** start Listing **

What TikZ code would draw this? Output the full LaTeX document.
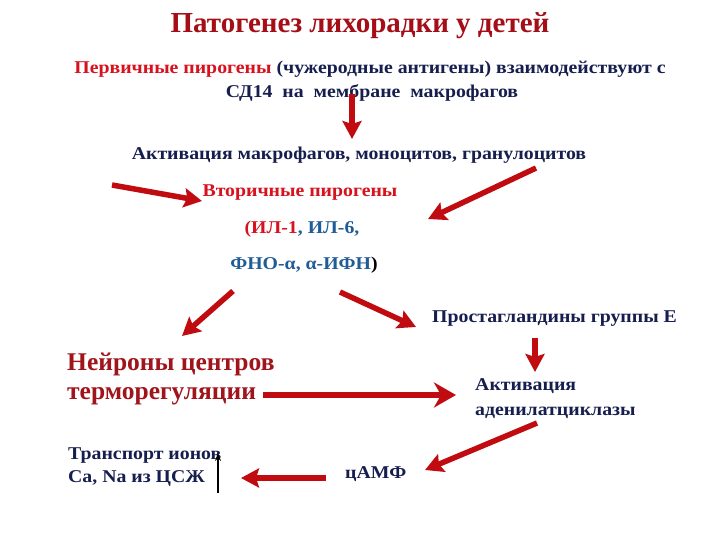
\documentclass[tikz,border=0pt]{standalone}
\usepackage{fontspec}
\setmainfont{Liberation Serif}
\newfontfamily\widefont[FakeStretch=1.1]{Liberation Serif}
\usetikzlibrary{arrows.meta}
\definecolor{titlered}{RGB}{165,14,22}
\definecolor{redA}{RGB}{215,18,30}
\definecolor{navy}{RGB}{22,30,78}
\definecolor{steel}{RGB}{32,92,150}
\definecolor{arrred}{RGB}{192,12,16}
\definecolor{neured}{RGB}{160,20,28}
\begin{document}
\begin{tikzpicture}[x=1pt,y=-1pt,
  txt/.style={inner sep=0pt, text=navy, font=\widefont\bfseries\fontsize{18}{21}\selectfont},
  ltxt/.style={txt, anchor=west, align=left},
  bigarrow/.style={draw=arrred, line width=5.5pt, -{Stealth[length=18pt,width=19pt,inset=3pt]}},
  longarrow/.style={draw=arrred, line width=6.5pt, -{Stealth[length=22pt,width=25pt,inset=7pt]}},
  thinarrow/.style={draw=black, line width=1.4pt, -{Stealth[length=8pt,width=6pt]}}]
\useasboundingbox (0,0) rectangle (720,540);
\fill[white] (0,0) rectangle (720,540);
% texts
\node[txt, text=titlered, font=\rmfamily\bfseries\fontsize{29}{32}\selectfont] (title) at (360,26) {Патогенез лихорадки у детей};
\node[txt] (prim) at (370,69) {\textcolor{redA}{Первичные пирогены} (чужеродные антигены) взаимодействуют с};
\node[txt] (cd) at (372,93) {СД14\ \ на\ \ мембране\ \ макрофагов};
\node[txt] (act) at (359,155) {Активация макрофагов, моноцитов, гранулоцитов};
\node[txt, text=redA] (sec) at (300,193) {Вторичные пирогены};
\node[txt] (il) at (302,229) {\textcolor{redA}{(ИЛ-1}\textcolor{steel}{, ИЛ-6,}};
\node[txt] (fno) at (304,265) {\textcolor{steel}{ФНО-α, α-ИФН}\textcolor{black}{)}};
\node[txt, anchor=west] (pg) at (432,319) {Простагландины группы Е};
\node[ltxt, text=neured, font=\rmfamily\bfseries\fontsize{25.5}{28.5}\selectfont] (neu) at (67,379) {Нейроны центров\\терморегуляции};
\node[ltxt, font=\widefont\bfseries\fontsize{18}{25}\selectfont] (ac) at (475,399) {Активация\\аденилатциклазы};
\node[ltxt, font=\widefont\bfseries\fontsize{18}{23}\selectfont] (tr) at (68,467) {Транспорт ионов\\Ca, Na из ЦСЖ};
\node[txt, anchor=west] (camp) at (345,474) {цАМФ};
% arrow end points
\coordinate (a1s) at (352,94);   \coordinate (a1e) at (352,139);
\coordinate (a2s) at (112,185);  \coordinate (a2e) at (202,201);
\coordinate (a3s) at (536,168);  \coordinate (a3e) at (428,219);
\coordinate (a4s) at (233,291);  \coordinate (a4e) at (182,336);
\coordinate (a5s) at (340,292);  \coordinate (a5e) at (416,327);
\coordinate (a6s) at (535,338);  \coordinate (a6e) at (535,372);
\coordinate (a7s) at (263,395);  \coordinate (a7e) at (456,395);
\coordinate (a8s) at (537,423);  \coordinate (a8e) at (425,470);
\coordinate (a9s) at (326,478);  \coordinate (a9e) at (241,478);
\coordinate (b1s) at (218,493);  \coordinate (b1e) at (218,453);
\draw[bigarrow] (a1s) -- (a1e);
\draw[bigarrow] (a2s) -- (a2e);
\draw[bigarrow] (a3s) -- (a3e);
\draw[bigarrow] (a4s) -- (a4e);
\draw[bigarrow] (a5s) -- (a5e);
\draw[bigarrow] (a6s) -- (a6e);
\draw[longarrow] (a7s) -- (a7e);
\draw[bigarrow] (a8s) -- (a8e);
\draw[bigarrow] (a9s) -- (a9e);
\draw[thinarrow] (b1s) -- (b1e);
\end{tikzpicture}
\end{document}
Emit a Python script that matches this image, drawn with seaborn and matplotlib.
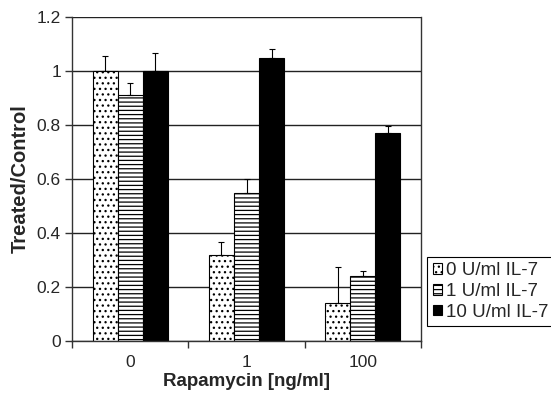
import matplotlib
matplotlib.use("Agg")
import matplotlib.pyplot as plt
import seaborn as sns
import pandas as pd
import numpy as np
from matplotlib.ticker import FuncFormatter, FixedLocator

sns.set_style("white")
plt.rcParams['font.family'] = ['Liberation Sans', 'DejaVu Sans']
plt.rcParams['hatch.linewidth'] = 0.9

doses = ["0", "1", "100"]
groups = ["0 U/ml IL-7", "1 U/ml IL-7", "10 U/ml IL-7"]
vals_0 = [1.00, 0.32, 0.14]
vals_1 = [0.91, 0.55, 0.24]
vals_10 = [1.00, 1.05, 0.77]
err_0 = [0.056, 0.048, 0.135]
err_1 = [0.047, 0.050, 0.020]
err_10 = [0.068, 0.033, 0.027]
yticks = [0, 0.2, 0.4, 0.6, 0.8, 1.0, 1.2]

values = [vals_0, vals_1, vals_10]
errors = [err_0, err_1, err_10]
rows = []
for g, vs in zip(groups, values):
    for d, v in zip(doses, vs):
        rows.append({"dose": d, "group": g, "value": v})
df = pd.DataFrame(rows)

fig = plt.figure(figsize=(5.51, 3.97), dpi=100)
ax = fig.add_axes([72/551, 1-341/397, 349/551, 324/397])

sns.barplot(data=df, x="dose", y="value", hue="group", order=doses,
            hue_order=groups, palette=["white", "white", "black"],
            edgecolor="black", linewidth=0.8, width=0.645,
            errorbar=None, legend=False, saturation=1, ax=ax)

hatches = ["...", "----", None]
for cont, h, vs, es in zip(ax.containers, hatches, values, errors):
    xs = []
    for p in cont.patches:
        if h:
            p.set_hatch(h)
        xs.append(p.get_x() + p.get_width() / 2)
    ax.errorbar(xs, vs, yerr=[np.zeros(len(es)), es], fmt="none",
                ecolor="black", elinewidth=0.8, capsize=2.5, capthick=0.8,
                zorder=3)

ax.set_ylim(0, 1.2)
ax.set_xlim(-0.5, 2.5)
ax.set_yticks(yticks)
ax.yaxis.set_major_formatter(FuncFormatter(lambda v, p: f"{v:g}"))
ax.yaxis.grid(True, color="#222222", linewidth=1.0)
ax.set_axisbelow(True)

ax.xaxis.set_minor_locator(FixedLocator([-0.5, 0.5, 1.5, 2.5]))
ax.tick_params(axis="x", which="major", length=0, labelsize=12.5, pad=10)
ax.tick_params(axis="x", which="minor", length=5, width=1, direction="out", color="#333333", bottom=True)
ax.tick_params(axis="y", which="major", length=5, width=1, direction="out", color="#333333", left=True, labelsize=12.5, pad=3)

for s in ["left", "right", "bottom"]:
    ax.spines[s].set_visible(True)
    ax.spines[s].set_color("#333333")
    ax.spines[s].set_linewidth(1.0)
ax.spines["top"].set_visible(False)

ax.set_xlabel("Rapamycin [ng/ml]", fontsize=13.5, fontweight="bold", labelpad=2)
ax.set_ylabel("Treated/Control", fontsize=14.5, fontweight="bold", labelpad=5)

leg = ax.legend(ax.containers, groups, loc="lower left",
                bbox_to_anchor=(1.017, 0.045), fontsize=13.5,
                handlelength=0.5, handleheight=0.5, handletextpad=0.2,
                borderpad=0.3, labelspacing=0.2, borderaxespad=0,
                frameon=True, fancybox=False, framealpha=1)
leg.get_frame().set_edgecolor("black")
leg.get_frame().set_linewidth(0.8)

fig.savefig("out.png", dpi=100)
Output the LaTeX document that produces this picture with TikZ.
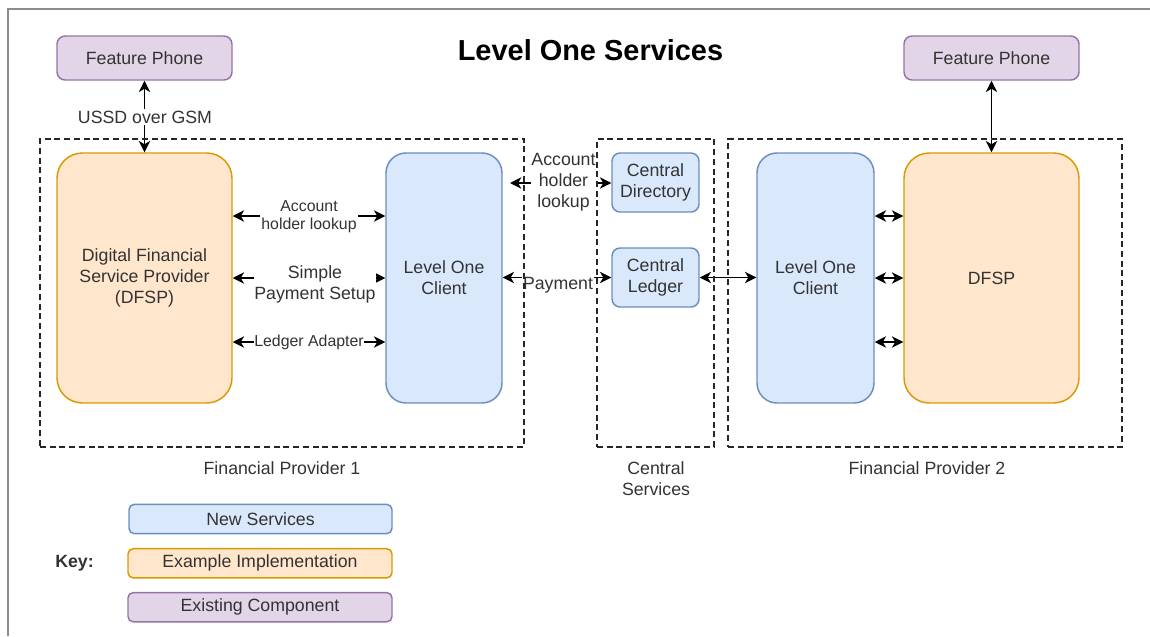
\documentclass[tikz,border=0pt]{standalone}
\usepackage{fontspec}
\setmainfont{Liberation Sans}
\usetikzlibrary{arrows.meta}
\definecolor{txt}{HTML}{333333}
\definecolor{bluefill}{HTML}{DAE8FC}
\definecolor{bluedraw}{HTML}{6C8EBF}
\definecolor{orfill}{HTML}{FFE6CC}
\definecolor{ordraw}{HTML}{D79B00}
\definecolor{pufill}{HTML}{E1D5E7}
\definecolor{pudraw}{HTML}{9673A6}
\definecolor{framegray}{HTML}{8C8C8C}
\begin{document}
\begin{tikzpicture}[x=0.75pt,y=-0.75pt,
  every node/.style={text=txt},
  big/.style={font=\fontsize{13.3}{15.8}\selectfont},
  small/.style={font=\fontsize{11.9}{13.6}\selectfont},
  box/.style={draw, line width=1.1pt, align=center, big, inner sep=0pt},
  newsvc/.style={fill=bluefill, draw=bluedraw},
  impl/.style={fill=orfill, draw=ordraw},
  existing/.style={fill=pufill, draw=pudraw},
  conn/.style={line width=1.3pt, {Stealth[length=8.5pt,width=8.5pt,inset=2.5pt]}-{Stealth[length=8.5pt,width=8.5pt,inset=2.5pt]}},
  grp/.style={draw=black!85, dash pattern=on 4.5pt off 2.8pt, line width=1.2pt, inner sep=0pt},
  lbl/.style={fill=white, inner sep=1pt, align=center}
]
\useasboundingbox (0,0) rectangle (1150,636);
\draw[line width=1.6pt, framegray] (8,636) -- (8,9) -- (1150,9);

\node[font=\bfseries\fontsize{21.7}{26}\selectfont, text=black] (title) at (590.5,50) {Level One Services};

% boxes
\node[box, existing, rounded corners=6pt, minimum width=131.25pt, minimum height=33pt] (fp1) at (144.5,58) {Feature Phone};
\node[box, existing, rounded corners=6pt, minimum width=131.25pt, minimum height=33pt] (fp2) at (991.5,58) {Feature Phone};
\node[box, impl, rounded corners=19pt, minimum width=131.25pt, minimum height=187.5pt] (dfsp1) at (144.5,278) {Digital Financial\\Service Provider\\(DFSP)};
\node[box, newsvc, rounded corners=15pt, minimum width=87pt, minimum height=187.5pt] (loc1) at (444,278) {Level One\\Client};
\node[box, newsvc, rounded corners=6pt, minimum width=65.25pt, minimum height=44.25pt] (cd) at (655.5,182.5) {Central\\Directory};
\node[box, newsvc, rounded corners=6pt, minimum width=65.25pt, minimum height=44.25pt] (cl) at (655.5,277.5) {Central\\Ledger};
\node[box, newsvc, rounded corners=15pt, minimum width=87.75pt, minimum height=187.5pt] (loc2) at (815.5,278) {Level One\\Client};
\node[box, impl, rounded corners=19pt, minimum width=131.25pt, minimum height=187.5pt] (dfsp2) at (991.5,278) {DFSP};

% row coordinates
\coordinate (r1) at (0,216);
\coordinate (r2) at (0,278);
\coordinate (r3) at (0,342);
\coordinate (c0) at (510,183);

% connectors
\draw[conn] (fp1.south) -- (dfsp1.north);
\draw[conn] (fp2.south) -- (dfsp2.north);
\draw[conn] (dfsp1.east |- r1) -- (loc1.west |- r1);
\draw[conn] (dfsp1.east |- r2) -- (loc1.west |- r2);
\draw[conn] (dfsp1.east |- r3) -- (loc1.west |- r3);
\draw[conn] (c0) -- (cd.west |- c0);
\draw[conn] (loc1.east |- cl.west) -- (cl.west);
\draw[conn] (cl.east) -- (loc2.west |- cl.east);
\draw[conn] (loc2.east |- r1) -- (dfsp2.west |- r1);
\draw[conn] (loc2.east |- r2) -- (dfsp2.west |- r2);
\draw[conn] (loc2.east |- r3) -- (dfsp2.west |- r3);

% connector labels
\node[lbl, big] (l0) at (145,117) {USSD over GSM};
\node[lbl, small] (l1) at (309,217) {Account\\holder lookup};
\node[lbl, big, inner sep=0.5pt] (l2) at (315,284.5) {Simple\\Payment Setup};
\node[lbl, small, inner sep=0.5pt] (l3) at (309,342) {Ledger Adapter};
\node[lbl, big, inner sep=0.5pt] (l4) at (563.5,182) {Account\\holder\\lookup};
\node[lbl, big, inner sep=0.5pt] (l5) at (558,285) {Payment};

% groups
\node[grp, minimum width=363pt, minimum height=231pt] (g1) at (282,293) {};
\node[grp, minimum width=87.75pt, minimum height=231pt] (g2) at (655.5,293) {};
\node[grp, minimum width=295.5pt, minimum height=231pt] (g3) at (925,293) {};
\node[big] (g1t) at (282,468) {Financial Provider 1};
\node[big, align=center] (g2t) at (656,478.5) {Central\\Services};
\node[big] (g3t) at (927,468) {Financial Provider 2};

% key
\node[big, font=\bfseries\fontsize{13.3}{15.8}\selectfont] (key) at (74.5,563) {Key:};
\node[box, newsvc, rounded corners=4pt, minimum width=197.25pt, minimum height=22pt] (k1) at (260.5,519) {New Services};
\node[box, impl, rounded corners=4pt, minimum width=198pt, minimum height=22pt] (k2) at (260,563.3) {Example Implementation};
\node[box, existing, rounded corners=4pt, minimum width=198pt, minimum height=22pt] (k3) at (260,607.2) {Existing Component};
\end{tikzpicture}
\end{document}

** end Listing **

Do this: Using the data above, extract exactly the lines from the one containing "Emit a Python" through the one containing "from matplotlib.ticker import". Pictures are left out.

The answer:
Emit a Python script that matches this image, drawn with seaborn and matplotlib.
import matplotlib
matplotlib.use("Agg")
import matplotlib.pyplot as plt
import seaborn as sns
import pandas as pd
import numpy as np
from matplotlib.ticker import FuncFormatter, FixedLocator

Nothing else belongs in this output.